[Start of Data segment]

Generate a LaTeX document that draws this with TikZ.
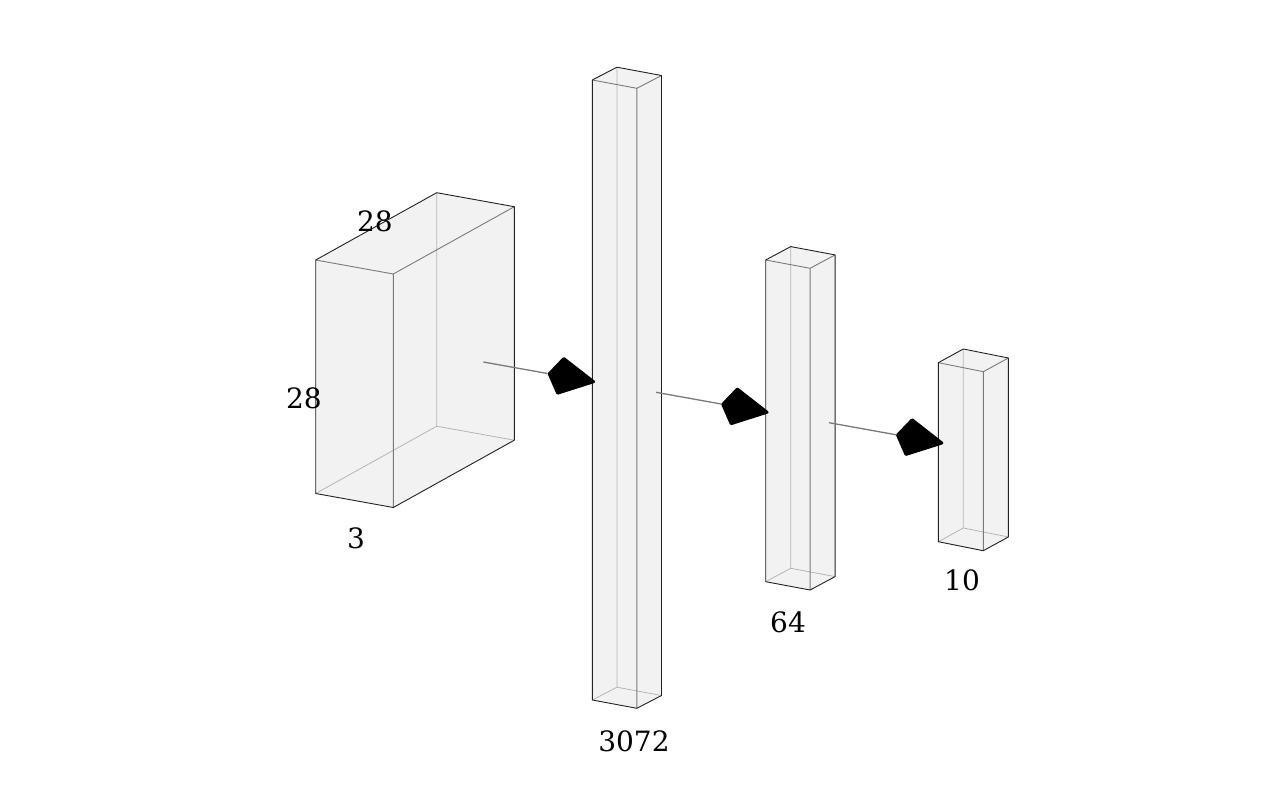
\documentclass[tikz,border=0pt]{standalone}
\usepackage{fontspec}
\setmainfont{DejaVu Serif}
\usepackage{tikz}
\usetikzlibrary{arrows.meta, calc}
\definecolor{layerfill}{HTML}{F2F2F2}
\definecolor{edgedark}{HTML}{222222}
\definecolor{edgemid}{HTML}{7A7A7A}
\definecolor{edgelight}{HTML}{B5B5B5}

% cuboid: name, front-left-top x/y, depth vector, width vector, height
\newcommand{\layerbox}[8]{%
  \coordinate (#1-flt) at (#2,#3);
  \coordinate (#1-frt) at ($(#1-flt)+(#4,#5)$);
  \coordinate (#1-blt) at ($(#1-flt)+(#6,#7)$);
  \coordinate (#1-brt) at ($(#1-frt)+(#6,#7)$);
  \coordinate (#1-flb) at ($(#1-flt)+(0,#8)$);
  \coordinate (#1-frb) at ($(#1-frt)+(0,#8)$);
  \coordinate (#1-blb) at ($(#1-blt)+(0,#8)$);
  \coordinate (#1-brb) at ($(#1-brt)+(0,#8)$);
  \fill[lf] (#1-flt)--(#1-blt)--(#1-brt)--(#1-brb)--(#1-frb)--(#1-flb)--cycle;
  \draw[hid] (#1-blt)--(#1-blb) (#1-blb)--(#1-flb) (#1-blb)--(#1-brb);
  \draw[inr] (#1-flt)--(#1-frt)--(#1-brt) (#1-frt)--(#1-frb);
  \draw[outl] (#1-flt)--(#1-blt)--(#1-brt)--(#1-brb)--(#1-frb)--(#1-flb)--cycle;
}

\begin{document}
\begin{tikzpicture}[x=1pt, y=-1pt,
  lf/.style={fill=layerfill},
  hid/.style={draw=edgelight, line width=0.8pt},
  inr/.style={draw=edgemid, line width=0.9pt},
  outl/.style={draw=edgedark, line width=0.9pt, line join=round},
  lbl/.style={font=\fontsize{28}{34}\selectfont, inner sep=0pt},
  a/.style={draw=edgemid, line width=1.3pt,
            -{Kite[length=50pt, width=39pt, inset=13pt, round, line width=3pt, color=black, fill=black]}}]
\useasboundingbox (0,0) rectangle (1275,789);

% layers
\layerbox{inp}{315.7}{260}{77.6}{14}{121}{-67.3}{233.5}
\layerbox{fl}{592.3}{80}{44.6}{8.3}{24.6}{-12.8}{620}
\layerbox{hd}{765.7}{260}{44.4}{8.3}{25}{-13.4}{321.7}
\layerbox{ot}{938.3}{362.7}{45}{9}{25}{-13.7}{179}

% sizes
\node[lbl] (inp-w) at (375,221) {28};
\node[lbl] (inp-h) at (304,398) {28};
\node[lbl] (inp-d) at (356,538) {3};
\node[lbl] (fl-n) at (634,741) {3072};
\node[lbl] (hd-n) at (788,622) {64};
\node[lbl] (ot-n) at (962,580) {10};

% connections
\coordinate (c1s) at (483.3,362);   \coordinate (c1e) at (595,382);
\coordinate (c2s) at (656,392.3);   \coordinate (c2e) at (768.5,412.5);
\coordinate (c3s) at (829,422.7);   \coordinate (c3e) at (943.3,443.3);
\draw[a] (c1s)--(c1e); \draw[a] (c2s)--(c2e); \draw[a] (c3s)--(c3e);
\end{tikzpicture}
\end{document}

[End of Data segment]

• [Aim of the task]
Word for word, quote the lines above. Omit the pictures.

• [Correct response]
Generate a LaTeX document that draws this with TikZ.
\documentclass[tikz,border=0pt]{standalone}
\usepackage{fontspec}
\setmainfont{DejaVu Serif}
\usepackage{tikz}
\usetikzlibrary{arrows.meta, calc}
\definecolor{layerfill}{HTML}{F2F2F2}
\definecolor{edgedark}{HTML}{222222}
\definecolor{edgemid}{HTML}{7A7A7A}
\definecolor{edgelight}{HTML}{B5B5B5}

% cuboid: name, front-left-top x/y, depth vector, width vector, height
\newcommand{\layerbox}[8]{%
  \coordinate (#1-flt) at (#2,#3);
  \coordinate (#1-frt) at ($(#1-flt)+(#4,#5)$);
  \coordinate (#1-blt) at ($(#1-flt)+(#6,#7)$);
  \coordinate (#1-brt) at ($(#1-frt)+(#6,#7)$);
  \coordinate (#1-flb) at ($(#1-flt)+(0,#8)$);
  \coordinate (#1-frb) at ($(#1-frt)+(0,#8)$);
  \coordinate (#1-blb) at ($(#1-blt)+(0,#8)$);
  \coordinate (#1-brb) at ($(#1-brt)+(0,#8)$);
  \fill[lf] (#1-flt)--(#1-blt)--(#1-brt)--(#1-brb)--(#1-frb)--(#1-flb)--cycle;
  \draw[hid] (#1-blt)--(#1-blb) (#1-blb)--(#1-flb) (#1-blb)--(#1-brb);
  \draw[inr] (#1-flt)--(#1-frt)--(#1-brt) (#1-frt)--(#1-frb);
  \draw[outl] (#1-flt)--(#1-blt)--(#1-brt)--(#1-brb)--(#1-frb)--(#1-flb)--cycle;
}

\begin{document}
\begin{tikzpicture}[x=1pt, y=-1pt,
  lf/.style={fill=layerfill},
  hid/.style={draw=edgelight, line width=0.8pt},
  inr/.style={draw=edgemid, line width=0.9pt},
  outl/.style={draw=edgedark, line width=0.9pt, line join=round},
  lbl/.style={font=\fontsize{28}{34}\selectfont, inner sep=0pt},
  a/.style={draw=edgemid, line width=1.3pt,
            -{Kite[length=50pt, width=39pt, inset=13pt, round, line width=3pt, color=black, fill=black]}}]
\useasboundingbox (0,0) rectangle (1275,789);

% layers
\layerbox{inp}{315.7}{260}{77.6}{14}{121}{-67.3}{233.5}
\layerbox{fl}{592.3}{80}{44.6}{8.3}{24.6}{-12.8}{620}
\layerbox{hd}{765.7}{260}{44.4}{8.3}{25}{-13.4}{321.7}
\layerbox{ot}{938.3}{362.7}{45}{9}{25}{-13.7}{179}

% sizes
\node[lbl] (inp-w) at (375,221) {28};
\node[lbl] (inp-h) at (304,398) {28};
\node[lbl] (inp-d) at (356,538) {3};
\node[lbl] (fl-n) at (634,741) {3072};
\node[lbl] (hd-n) at (788,622) {64};
\node[lbl] (ot-n) at (962,580) {10};

% connections
\coordinate (c1s) at (483.3,362);   \coordinate (c1e) at (595,382);
\coordinate (c2s) at (656,392.3);   \coordinate (c2e) at (768.5,412.5);
\coordinate (c3s) at (829,422.7);   \coordinate (c3e) at (943.3,443.3);
\draw[a] (c1s)--(c1e); \draw[a] (c2s)--(c2e); \draw[a] (c3s)--(c3e);
\end{tikzpicture}
\end{document}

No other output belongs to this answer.